■ Instructions to follow
Your task is to retype the lines from the opening of the material through the line that includes "return c[0] +". Do not copy the pictures.

(Figure scripts)
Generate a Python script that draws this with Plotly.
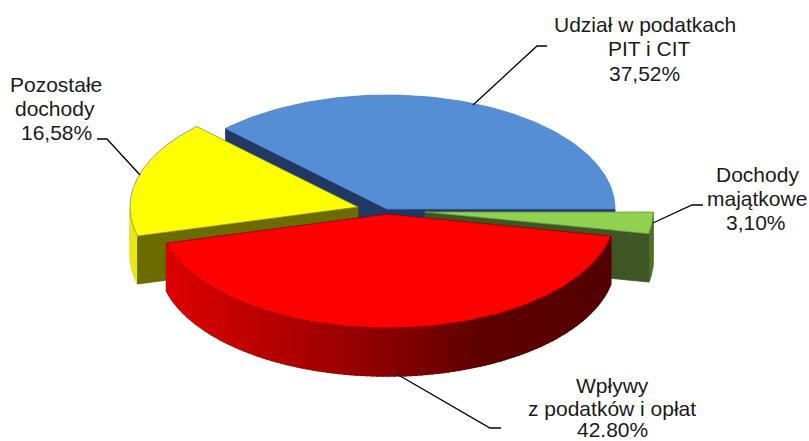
import numpy as np
import plotly.graph_objects as go

# --- data ---
categories = ["Udział w podatkach PIT i CIT", "Pozostałe dochody", "Wpływy z podatków i opłat", "Dochody majątkowe"]
values = [37.52, 16.58, 42.80, 3.10]
label_lines = [
    ["Udział w podatkach", "PIT i CIT", "37,52%"],
    ["Pozostałe", "dochody", "16,58%"],
    ["Wpływy", "z podatków i opłat", "42.80%"],
    ["Dochody", "majątkowe", "3,10%"],
]

# --- style / layout ---
W, H = 809, 441
RX, RY, DEPTH = 228, 114, 48
centers = [(387, 209), (358, 207), (387, 214), (425, 212)]
top_colors = ["#558ED5", "#FFFF00", "#FF0000", "#92D050"]
edge_colors = ["#4A7FC4", "#8A8A60", "#8A0000", "#6E9C40"]
cut_colors = ["#1F3864", "#6B6B00", "#800000", "#3E5623"]
label_pos = [
    [(645, 24.5), (649, 48.5), (644, 73.5)],
    [(56, 84), (55, 108), (56, 132)],
    [(612, 385), (612, 408), (612, 429)],
    [(757, 174), (757, 198.5), (756, 222.5)],
]
leaders = [
    [(473, 105), (537, 46), (547, 46)],
    [(140, 175), (107, 139), (97, 139)],
    [(395, 373), (490, 428), (501, 428)],
    [(653, 223), (692, 205), (703, 205)],
]

fig = go.Figure()
cum = np.cumsum([0] + values) / sum(values) * 360.0
spans = [(cum[i], cum[i + 1]) for i in range(len(values))]


def pt(c, a, dz=0, rx=RX, ry=RY):
    r = np.radians(a)
    return c[0] + rx * np.cos(r), c[1] - ry * np.sin(r) + dz


def poly(xs, ys, fill, line=None, lw=0.8):
    fig.add_trace(go.Scatter(
        x=list(xs), y=list(ys), mode="lines", fill="toself", fillcolor=fill,
        line=dict(color=line or fill, width=lw), hoverinfo="skip", showlegend=False))


def top(i):
    c = centers[i]
    a0, a1 = spans[i]
    aa = np.linspace(a0, a1, 120)
    p = [pt(c, a) for a in aa]
    xs = [c[0]] + [q[0] for q in p] + [c[0]]
    ys = [c[1]] + [q[1] for q in p] + [c[1]]
    poly(xs, ys, top_colors[i], edge_colors[i])


def cut(i, a):
    c = centers[i]
    e = pt(c, a)
    poly([c[0], e[0], e[0], c[0], c[0]],
         [c[1], e[1], e[1] + DEPTH, c[1] + DEPTH, c[1]], cut_colors[i])


def wall(i, a0, a1, color_fn, n):
    c = centers[i]
    edges = np.linspace(a0, a1, n + 1)
    for k in range(n):
        aa = np.linspace(edges[k], edges[k + 1], 5)
        p = [pt(c, a) for a in aa]
        xs = [q[0] for q in p] + [q[0] for q in p[::-1]]
        ys = [q[1] for q in p] + [q[1] + DEPTH for q in p[::-1]]
        mid = pt(c, (edges[k] + edges[k + 1]) / 2)[0]
        col = color_fn(mid)
        poly(xs + xs[:1], ys + ys[:1], col, lw=1.6)


def red_col(x):
    r = np.interp(x, [167, 280, 383, 480, 610], [222, 180, 140, 95, 84])
    return f"rgb({int(r)},0,0)"


def yellow_col(x):
    return "rgb(232,232,24)"


def green_col(x):
    return "rgb(78,110,44)"


# blue slice
cut(0, spans[0][1])
cut(0, spans[0][0])
top(0)
# yellow slice
wall(1, 180, spans[1][1], yellow_col, 4)
cut(1, spans[1][1])
top(1)
# green slice
wall(3, spans[3][0], spans[3][1], green_col, 3)
cut(3, spans[3][0])
top(3)
# red slice
wall(2, spans[2][0], spans[2][1], red_col, 110)
top(2)

# leader lines
for pts in leaders:
    fig.add_trace(go.Scatter(x=[p[0] for p in pts], y=[p[1] for p in pts], mode="lines",
                             line=dict(color="#000000", width=1.3), hoverinfo="skip", showlegend=False))

# labels
for lines, pos in zip(label_lines, label_pos):
    for txt, (x, y) in zip(lines, pos):
        fig.add_annotation(x=x, y=y, text=txt, showarrow=False, xanchor="center", yanchor="middle",
                           font=dict(family="Liberation Sans", size=21, color="#1a1a1a"))

fig.update_layout(
    width=W, height=H, margin=dict(l=0, r=0, t=0, b=0),
    paper_bgcolor="white", plot_bgcolor="white", showlegend=False,
    xaxis=dict(range=[0, W], visible=False, fixedrange=True),
    yaxis=dict(range=[H, 0], visible=False, fixedrange=True),
)
fig.write_html("out.html", config={"displayModeBar": False},
               post_script="document.body.style.margin='0';document.documentElement.style.overflow='hidden';")
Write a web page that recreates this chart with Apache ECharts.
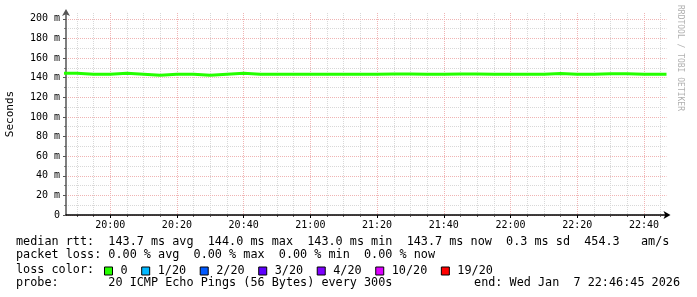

■ Response
Generate a Python script that draws this with Plotly.
import numpy as np
import plotly.graph_objects as go

# --- data ---
categories = ["Udział w podatkach PIT i CIT", "Pozostałe dochody", "Wpływy z podatków i opłat", "Dochody majątkowe"]
values = [37.52, 16.58, 42.80, 3.10]
label_lines = [
    ["Udział w podatkach", "PIT i CIT", "37,52%"],
    ["Pozostałe", "dochody", "16,58%"],
    ["Wpływy", "z podatków i opłat", "42.80%"],
    ["Dochody", "majątkowe", "3,10%"],
]

# --- style / layout ---
W, H = 809, 441
RX, RY, DEPTH = 228, 114, 48
centers = [(387, 209), (358, 207), (387, 214), (425, 212)]
top_colors = ["#558ED5", "#FFFF00", "#FF0000", "#92D050"]
edge_colors = ["#4A7FC4", "#8A8A60", "#8A0000", "#6E9C40"]
cut_colors = ["#1F3864", "#6B6B00", "#800000", "#3E5623"]
label_pos = [
    [(645, 24.5), (649, 48.5), (644, 73.5)],
    [(56, 84), (55, 108), (56, 132)],
    [(612, 385), (612, 408), (612, 429)],
    [(757, 174), (757, 198.5), (756, 222.5)],
]
leaders = [
    [(473, 105), (537, 46), (547, 46)],
    [(140, 175), (107, 139), (97, 139)],
    [(395, 373), (490, 428), (501, 428)],
    [(653, 223), (692, 205), (703, 205)],
]

fig = go.Figure()
cum = np.cumsum([0] + values) / sum(values) * 360.0
spans = [(cum[i], cum[i + 1]) for i in range(len(values))]


def pt(c, a, dz=0, rx=RX, ry=RY):
    r = np.radians(a)
    return c[0] + rx * np.cos(r), c[1] - ry * np.sin(r) + dz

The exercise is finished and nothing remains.